What Is a CDN (Content Delivery Network)?
Delivering Websites From Close to You
A CDN, or Content Delivery Network, is a large set of servers spread across many locations that cache copies of a website so each visitor is served from somewhere physically near them. Instead of every request traveling to a single origin server that might be on the other side of the world, the CDN answers from a nearby location, which makes pages load faster and reduces load on the origin. Most large sites sit behind a CDN.
One practical effect: when you look up the IP address of a CDN-hosted domain, you see the CDN edge address serving you, not the origin server. You can observe this with our IP Lookup and trace how a name resolves with the DNS Lookup tool.
How a CDN Works
A CDN relies on two ideas: caching and proximity routing. Copies of a site content live on edge servers in many locations. When you request the site, the CDN directs you to a nearby edge, usually through DNS resolution or anycast routing that points you at the closest location. If that edge already has the content cached, it serves it immediately, and if not, it fetches it from the origin once and caches it for the next visitor. The shorter distance and the cache together are what cut the delay.
What Is an Edge Server?
An edge server is one of the CDN machines that sits at the edge of the network, close to users, and actually serves the cached content. The collection of edge servers in one location is often called a point of presence, or PoP. The more locations a CDN has, the closer an edge is likely to be to any given visitor. Edge servers are what make a CDN fast, because they hold the content near the people requesting it instead of forcing every request back to a central origin.
CDN vs Web Host
They do different jobs. A web host is where the original, authoritative copy of your site lives, the origin. A CDN is a caching and delivery layer that sits in front of that origin and distributes copies. The CDN does not replace the host, it accelerates and shields it. The origin still holds the real content, and the CDN serves cached copies of it from nearby edges and forwards anything it cannot cache back to the origin.
Does a CDN Change My IP Address?
A CDN does not change your IP address, it changes the address the world sees for the website. Because a CDN is built from reverse proxies, a visitor connecting to a CDN-fronted site sees the CDN edge IP, while the origin server address stays hidden behind it. That is why an IP lookup on many popular domains returns a CDN provider rather than the company own servers. If you want to change what the internet sees as your own address, a CDN is not the tool, a VPN is.
Frequently Asked Questions
What is a CDN (content delivery network) and how does it work?
A CDN is a network of servers spread across many locations that cache copies of a website so each visitor is served from somewhere nearby. Instead of every request reaching a single origin server far away, a nearby edge answers it, which makes pages load faster and reduces load on the origin. The CDN directs you to the closest edge and serves cached content from it.
What is the difference between a CDN and a web host?
A web host is where the original, authoritative copy of a site lives, the origin, while a CDN is a caching and delivery layer that sits in front of the origin and distributes copies. The CDN does not replace the host, it accelerates and shields it. The origin holds the real content, and the CDN serves cached copies from nearby edges and fetches anything it cannot cache.

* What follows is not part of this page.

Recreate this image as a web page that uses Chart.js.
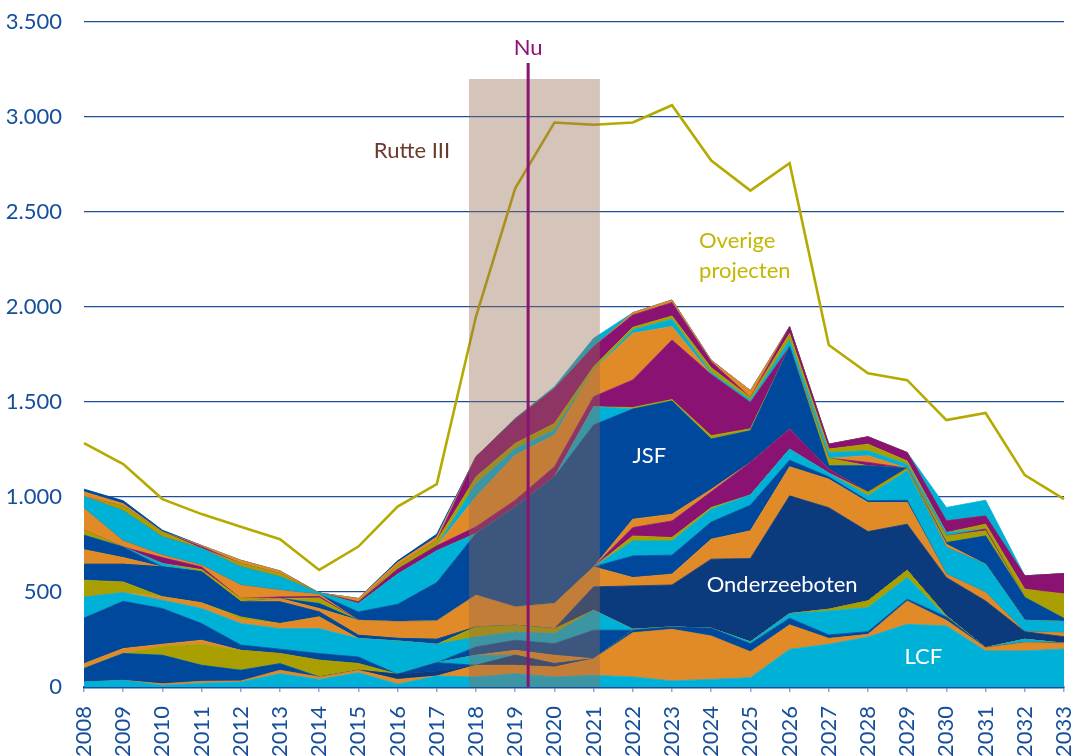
<!DOCTYPE html>
<html lang="nl">
<head>
<meta charset="utf-8">
<title>Investeringen Defensie 2008-2033</title>
<script src="https://cdn.jsdelivr.net/npm/chart.js@4.4.1/dist/chart.umd.min.js"></script>
<style>
  html, body { margin: 0; padding: 0; background: #fff; }
  #wrap { width: 1076px; height: 756px; }
</style>
</head>
<body>
<div id="wrap"><canvas id="chart" width="1076" height="756"></canvas></div>
<script>
const jaren = ['2008', '2009', '2010', '2011', '2012', '2013', '2014', '2015', '2016', '2017',
  '2018', '2019', '2020', '2021', '2022', '2023', '2024', '2025', '2026', '2027',
  '2028', '2029', '2030', '2031', '2032', '2033'];

// projectlagen, van onder naar boven (bedragen per jaar)
const laag01 = [26, 35, 9, 20, 26, 70, 40, 75, 15, 58, 53, 70, 53, 61, 53, 32, 40, 49, 198, 225, 263, 330, 321, 190, 190, 200]; // LCF
const laag02 = [0, 0, 8, 10, 6, 18, 13, 13, 25, 0, 61, 44, 52, 88, 233, 272, 229, 137, 129, 31, 14, 123, 30, 17, 44, 30];
const laag03 = [0, 0, 0, 0, 0, 0, 0, 0, 27, 26, 0, 53, 18, 0, 0, 0, 0, 0, 0, 0, 0, 0, 0, 0, 0, 0];
const laag04 = [71, 141, 150, 84, 56, 35, 0, 0, 0, 44, 0, 0, 0, 0, 13, 12, 40, 42, 35, 18, 14, 9, 18, 0, 0, 0];
const laag05 = [0, 0, 0, 0, 0, 0, 0, 0, 0, 0, 53, 0, 0, 0, 0, 0, 0, 9, 24, 126, 127, 114, 0, 0, 17, 0];
const laag06 = [0, 0, 47, 111, 105, 53, 88, 35, 0, 0, 0, 0, 0, 0, 0, 0, 0, 0, 0, 9, 35, 38, 5, 0, 0, 0];
const laag07 = [26, 26, 11, 21, 0, 0, 0, 0, 0, 0, 0, 26, 44, 0, 0, 0, 0, 0, 0, 0, 0, 0, 0, 0, 0, 0];
const laag08 = [240, 249, 188, 88, 28, 23, 35, 35, 0, 0, 44, 53, 61, 150, 0, 0, 0, 0, 0, 0, 0, 0, 0, 0, 0, 0];
const laag09 = [111, 46, 44, 79, 113, 108, 131, 97, 175, 97, 52, 44, 53, 105, 5, 0, 0, 0, 0, 0, 0, 0, 0, 0, 0, 0];
const laag10 = [0, 0, 18, 30, 21, 27, 62, 0, 0, 0, 0, 0, 0, 0, 0, 0, 0, 0, 0, 0, 0, 0, 0, 0, 0, 0];
const laag11 = [88, 56, 0, 0, 14, 0, 0, 0, 0, 0, 53, 35, 26, 0, 0, 0, 0, 0, 0, 0, 0, 0, 0, 0, 0, 0];
const laag12 = [84, 93, 157, 163, 79, 114, 26, 17, 14, 26, 0, 0, 0, 0, 0, 0, 0, 0, 0, 0, 0, 0, 0, 0, 0, 0];
const laag13 = [0, 0, 0, 0, 0, 0, 0, 0, 0, 0, 0, 0, 0, 123, 228, 221, 364, 439, 620, 535, 365, 243, 202, 246, 40, 35]; // Onderzeeboten
const laag14 = [77, 35, 0, 0, 0, 18, 18, 79, 88, 97, 167, 96, 132, 105, 44, 57, 105, 146, 153, 150, 153, 114, 18, 44, 0, 20];
const laag15 = [76, 56, 0, 0, 0, 0, 26, 0, 0, 0, 0, 0, 0, 0, 114, 100, 90, 135, 35, 12, 9, 12, 0, 0, 0, 0];
const laag16 = [0, 0, 18, 0, 0, 0, 0, 0, 0, 0, 0, 0, 0, 0, 79, 75, 68, 54, 58, 20, 27, 155, 140, 149, 60, 60];
const laag17 = [26, 0, 0, 12, 18, 0, 30, 0, 0, 0, 0, 0, 0, 0, 26, 18, 9, 0, 0, 0, 18, 13, 0, 0, 0, 0];
const laag18 = [0, 0, 31, 14, 0, 8, 8, 0, 0, 0, 0, 0, 0, 0, 44, 87, 82, 171, 105, 20, 0, 0, 0, 0, 0, 0];
const laag19 = [114, 32, 13, 9, 70, 35, 10, 0, 0, 0, 0, 0, 0, 0, 44, 35, 13, 0, 0, 0, 0, 0, 17, 0, 0, 0];
const laag20 = [0, 0, 0, 0, 0, 0, 0, 44, 91, 202, 325, 527, 667, 747, 580, 596, 265, 167, 434, 18, 139, 0, 9, 149, 120, 15]; // JSF
const laag21 = [62, 158, 96, 88, 96, 71, 8, 44, 159, 167, 0, 0, 0, 96, 0, 0, 0, 0, 0, 0, 0, 0, 0, 0, 0, 0];
const laag22 = [0, 0, 0, 0, 0, 0, 0, 0, 0, 0, 0, 0, 0, 0, 8, 8, 18, 10, 0, 40, 0, 0, 35, 27, 0, 0];
const laag23 = [0, 0, 0, 0, 0, 0, 0, 9, 26, 26, 35, 35, 53, 53, 145, 313, 322, 139, 0, 0, 18, 0, 0, 9, 0, 0];
const laag24 = [0, 0, 0, 0, 0, 0, 0, 0, 0, 0, 158, 237, 167, 140, 246, 71, 0, 0, 0, 0, 35, 0, 0, 0, 0, 0];
const laag25 = [0, 0, 0, 0, 0, 0, 0, 0, 0, 0, 70, 35, 26, 0, 18, 38, 10, 13, 35, 30, 26, 22, 18, 0, 0, 0];
const laag26 = [0, 24, 27, 0, 18, 17, 0, 0, 20, 27, 35, 27, 35, 18, 13, 18, 25, 13, 35, 18, 35, 17, 0, 26, 44, 130];
const laag27 = [0, 0, 0, 9, 0, 0, 0, 0, 0, 0, 106, 127, 183, 105, 65, 70, 32, 0, 35, 26, 39, 44, 61, 43, 70, 107];
const laag28 = [26, 14, 0, 7, 17, 14, 0, 18, 15, 20, 0, 0, 0, 0, 12, 14, 8, 36, 0, 0, 0, 0, 0, 0, 0, 0];
const laag29 = [14, 15, 8, 0, 0, 0, 0, 0, 9, 14, 0, 0, 0, 0, 0, 0, 0, 0, 0, 0, 0, 0, 0, 0, 0, 0];
const laag30 = [0, 0, 0, 0, 0, 0, 0, 0, 0, 0, 0, 5, 10, 44, 0, 0, 0, 0, 0, 0, 0, 0, 71, 83, 0, 0];

// lijn "Overige projecten"
const overige = [1284, 1173, 989, 910, 843, 778, 616, 739, 950, 1068, 1950, 2625, 2971, 2959, 2971, 3062, 2771, 2613, 2757, 1800, 1651, 1615, 1405, 1442, 1115, 989];

const rutteIII = [2017.82, 2021.16];
const nu = 2019.33;
const yTicks = [0, 500, 1000, 1500, 2000, 2500, 3000, 3500];

const CYAAN = '#00b1d7', ORANJE = '#e08a28', NAVY = '#0b3b7d', BLAUW = '#00489b', OLIJF = '#a99f00', PAARS = '#8a1273';

const lagen = [laag01, laag02, laag03, laag04, laag05, laag06, laag07, laag08, laag09, laag10,
  laag11, laag12, laag13, laag14, laag15, laag16, laag17, laag18, laag19, laag20,
  laag21, laag22, laag23, laag24, laag25, laag26, laag27, laag28, laag29, laag30];
const kleuren = [CYAAN, ORANJE, NAVY, BLAUW, CYAAN, OLIJF, ORANJE, BLAUW, CYAAN, ORANJE,
  OLIJF, BLAUW, NAVY, ORANJE, BLAUW, CYAAN, OLIJF, PAARS, ORANJE, BLAUW,
  CYAAN, OLIJF, PAARS, ORANJE, CYAAN, OLIJF, PAARS, ORANJE, BLAUW, CYAAN];

const TEKSTBLAUW = '#154f9c';
const FONT = 'Lato, "Open Sans", sans-serif';
Chart.defaults.font.family = FONT;

const datasets = lagen.map((data, i) => ({
  label: 'project ' + (i + 1),
  data: data,
  backgroundColor: kleuren[i],
  borderColor: kleuren[i],
  borderWidth: 0.8,
  fill: i === 0 ? 'origin' : '-1',
  pointRadius: 0,
  tension: 0,
  stack: 'projecten'
}));

datasets.push({
  label: 'Overige projecten',
  data: overige,
  borderColor: '#b5aa00',
  borderWidth: 2.6,
  fill: false,
  pointRadius: 0,
  tension: 0,
  stack: 'totaal',
  order: -1
});

const jaarIndex = j => j - Number(jaren[0]);

const overlay = {
  id: 'overlay',
  afterDatasetsDraw(chart) {
    const { ctx, scales: { x, y } } = chart;
    const px = j => x.getPixelForValue(jaarIndex(j));
    ctx.save();
    ctx.font = '22px ' + FONT;
    ctx.textBaseline = 'alphabetic';

    // labels in de vlakken
    ctx.fillStyle = '#ffffff';
    ctx.textAlign = 'center';
    ctx.fillText('JSF', px(2022.42), y.getPixelForValue(1177));
    ctx.fillText('Onderzeeboten', px(2025.81), y.getPixelForValue(500));
    ctx.fillText('LCF', px(2029.41), y.getPixelForValue(123));

    ctx.fillStyle = '#c3b700';
    ctx.textAlign = 'left';
    ctx.fillText('Overige', px(2023.69), y.getPixelForValue(2309));
    ctx.fillText('projecten', px(2023.69), y.getPixelForValue(2151));

    // kabinetsperiode Rutte III
    const x0 = px(rutteIII[0]), x1 = px(rutteIII[1]);
    const top = y.getPixelForValue(3200), bodem = y.getPixelForValue(0);
    ctx.fillStyle = 'rgba(150, 108, 82, 0.4)';
    ctx.fillRect(x0, top, x1 - x0, bodem - top);
    ctx.fillStyle = '#6b3a2e';
    ctx.textAlign = 'right';
    ctx.fillText('Rutte III', px(2017.34), y.getPixelForValue(2784));

    // nu-lijn
    const nx = px(nu);
    ctx.strokeStyle = '#8b1373';
    ctx.lineWidth = 3;
    ctx.beginPath();
    ctx.moveTo(nx, y.getPixelForValue(3284));
    ctx.lineTo(nx, bodem);
    ctx.stroke();
    ctx.fillStyle = '#8b1373';
    ctx.textAlign = 'center';
    ctx.fillText('Nu', nx, y.getPixelForValue(3327));
    ctx.restore();
  }
};

new Chart(document.getElementById('chart'), {
  type: 'line',
  data: { labels: jaren, datasets: datasets },
  options: {
    responsive: false,
    animation: false,
    devicePixelRatio: 1,
    layout: { padding: { top: 22, right: 12, left: 0, bottom: 0 } },
    plugins: {
      legend: { display: false },
      tooltip: { enabled: false },
      filler: { propagate: false }
    },
    scales: {
      x: {
        grid: { drawOnChartArea: false, drawTicks: true, tickLength: 5, color: '#88a7d6', lineWidth: 1.5 },
        border: { display: true, color: '#1c4d9c', width: 2.5 },
        ticks: {
          autoSkip: false, minRotation: 90, maxRotation: 90, padding: 14,
          color: TEKSTBLAUW, font: { size: 22 }
        },
        afterFit: s => { s.height = 69; s.paddingLeft = 0; s.paddingRight = 0; }
      },
      y: {
        stacked: true,
        min: 0,
        max: 3500,
        afterBuildTicks: s => { s.ticks = yTicks.map(v => ({ value: v })); },
        grid: {
          drawTicks: false,
          color: '#1d4f9e',
          lineWidth: c => (c.tick && c.tick.value === 0 ? 0 : 1.3)
        },
        border: { display: false },
        ticks: {
          padding: 22,
          color: TEKSTBLAUW,
          font: { size: 22 },
          callback: v => String(v).replace(/\B(?=(\d{3})+(?!\d))/g, '.')
        },
        afterFit: s => { s.width = 84; s.paddingTop = 0; s.paddingBottom = 0; }
      }
    }
  },
  plugins: [overlay]
});
</script>
</body>
</html>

What is an edge server in a CDN?
An edge server is one of the CDN machines located close to users that actually serves the cached content. A group of edge servers in one location is often called a point of presence, or PoP. The more locations a CDN has, the closer an edge is to any given visitor. Edge servers make a CDN fast because they hold content near the people requesting it.
Does a CDN hide or change my IP address?
A CDN does not change your IP address, it changes the address the world sees for the website. Because a CDN is built from reverse proxies, a visitor sees the CDN edge IP while the origin server stays hidden behind it, which is why an IP lookup on many popular domains returns a CDN provider. To change your own visible address you would use a VPN, not a CDN.
What is the difference between a CDN and a proxy server?
A CDN is a large distributed network of reverse proxies built to deliver a website fast by caching it near visitors, while a general proxy server is a single intermediary often used to change or hide a client address. A CDN represents and accelerates a server for everyone, whereas a forward proxy represents a client. They share the proxy idea but aim at opposite ends of the connection.